* begin *

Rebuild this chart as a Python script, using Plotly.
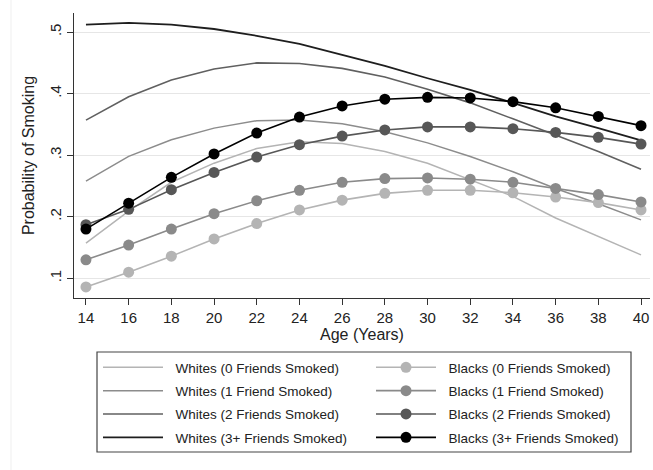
import plotly.graph_objects as go

ages = [14, 16, 18, 20, 22, 24, 26, 28, 30, 32, 34, 36, 38, 40]

whites_0 = [0.157, 0.209, 0.256, 0.287, 0.311, 0.322, 0.319, 0.306, 0.287, 0.260, 0.233, 0.198, 0.168, 0.138]
whites_1 = [0.258, 0.298, 0.325, 0.344, 0.356, 0.357, 0.351, 0.338, 0.320, 0.298, 0.273, 0.246, 0.221, 0.195]
whites_2 = [0.357, 0.395, 0.422, 0.440, 0.450, 0.449, 0.441, 0.427, 0.407, 0.385, 0.359, 0.333, 0.306, 0.277]
whites_3 = [0.512, 0.515, 0.512, 0.505, 0.494, 0.481, 0.463, 0.445, 0.425, 0.406, 0.385, 0.363, 0.344, 0.324]

blacks_0 = [0.086, 0.110, 0.136, 0.164, 0.189, 0.211, 0.227, 0.238, 0.243, 0.243, 0.239, 0.232, 0.223, 0.211]
blacks_1 = [0.130, 0.154, 0.180, 0.205, 0.226, 0.243, 0.256, 0.262, 0.263, 0.261, 0.256, 0.246, 0.236, 0.224]
blacks_2 = [0.187, 0.212, 0.244, 0.272, 0.297, 0.317, 0.331, 0.341, 0.346, 0.346, 0.343, 0.337, 0.329, 0.318]
blacks_3 = [0.180, 0.222, 0.264, 0.302, 0.336, 0.362, 0.380, 0.391, 0.394, 0.393, 0.387, 0.377, 0.363, 0.348]

white_names = ["Whites (0 Friends Smoked)", "Whites (1 Friend Smoked)",
               "Whites (2 Friends Smoked)", "Whites (3+ Friends Smoked)"]
black_names = ["Blacks (0 Friends Smoked)", "Blacks (1 Friend Smoked)",
               "Blacks (2 Friends Smoked)", "Blacks (3+ Friends Smoked)"]

y_tickvals = [0.1, 0.2, 0.3, 0.4, 0.5]
y_ticktext = [".1", ".2", ".3", ".4", ".5"]

white_colors = ["#b4b4b4", "#8c8c8c", "#606060", "#1e1e1e"]
black_colors = ["#b4b4b4", "#8a8a8a", "#575757", "#000000"]
white_widths = [1.5, 1.5, 1.6, 1.8]

PAD = "\u00a0\u00a0"

fig = go.Figure()

for i, (name, vals) in enumerate(zip(white_names, [whites_0, whites_1, whites_2, whites_3])):
    fig.add_trace(go.Scatter(
        x=ages, y=vals, name=PAD + name, mode="lines",
        line=dict(color=white_colors[i], width=white_widths[i]),
        legend="legend", legendgroup="w%d" % i, legendrank=i + 1,
    ))

for i, (name, vals) in enumerate(zip(black_names, [blacks_0, blacks_1, blacks_2, blacks_3])):
    fig.add_trace(go.Scatter(
        x=ages, y=vals, name=PAD + name, mode="lines+markers",
        line=dict(color=black_colors[i], width=1.6),
        marker=dict(color=black_colors[i], size=11, line=dict(width=0)),
        legend="legend2", legendgroup="b%d" % i, legendrank=i + 1,
    ))

# plot area: x 74..650 px, y 13..298 px
L, R, T, B = 74, 3, 13, 172
W, H = 653 - L - R, 470 - T - B

def px(xp):
    return (xp - L) / W

def py(yp):
    return (470 - B - yp) / H

legend_font = dict(family="Liberation Sans, Arial, sans-serif", size=13.5, color="#222222")

fig.update_layout(
    width=653, height=470,
    margin=dict(l=L, r=R, t=T, b=B, autoexpand=False),
    paper_bgcolor="white", plot_bgcolor="white",
    font=dict(family="Liberation Sans, Arial, sans-serif", color="#222222"),
    hovermode=False,
    xaxis=dict(
        range=[13.44, 40.42], tickvals=ages, ticks="outside", ticklen=6,
        tickcolor="#333333", tickwidth=1.2, automargin=False,
        showline=True, linecolor="#333333", linewidth=1.3,
        showgrid=False, zeroline=False,
        tickfont=dict(size=15, color="#222222"),
        title=dict(text="Age (Years)", font=dict(size=16, color="#222222"), standoff=2),
    ),
    yaxis=dict(
        range=[0.068, 0.531], tickvals=y_tickvals, ticktext=y_ticktext,
        tickangle=-90, ticks="outside", ticklen=6,
        tickcolor="#333333", tickwidth=1.2, automargin=False,
        showline=True, linecolor="#333333", linewidth=1.3,
        showgrid=True, gridcolor="#e6e6e6", gridwidth=1.3, zeroline=False,
        tickfont=dict(size=15, color="#222222"),
        title=dict(text="Probability of Smoking", font=dict(size=16, color="#222222"), standoff=8),
    ),
    legend=dict(
        x=px(98), y=py(352), xanchor="left", yanchor="top",
        orientation="v", font=legend_font, itemwidth=60,
        tracegroupgap=2.8, bgcolor="rgba(0,0,0,0)", borderwidth=0,
    ),
    legend2=dict(
        x=px(371), y=py(352), xanchor="left", yanchor="top",
        orientation="v", font=legend_font, itemwidth=60,
        tracegroupgap=2.8, bgcolor="rgba(0,0,0,0)", borderwidth=0,
    ),
    shapes=[
        dict(type="rect", xref="paper", yref="paper",
             x0=px(97), x1=px(631), y0=py(452), y1=py(352),
             line=dict(color="#444444", width=1.2), fillcolor="rgba(0,0,0,0)"),
        dict(type="line", xref="paper", yref="paper",
             x0=px(11), x1=px(11), y0=py(470), y1=py(0),
             line=dict(color="#efefef", width=1)),
    ],
)

fig.write_html(
    "out.html",
    config={"displayModeBar": False},
    post_script="document.body.style.margin='0';document.body.style.padding='0';",
)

* end *

SHORT PROBLEM » Write out the lines from the start of the material to the line with "36, 38, 40]", inclusive and exactly. Skip the pictures.

OUTPUT OF THE EXERCISE »
Rebuild this chart as a Python script, using Plotly.
import plotly.graph_objects as go

ages = [14, 16, 18, 20, 22, 24, 26, 28, 30, 32, 34, 36, 38, 40]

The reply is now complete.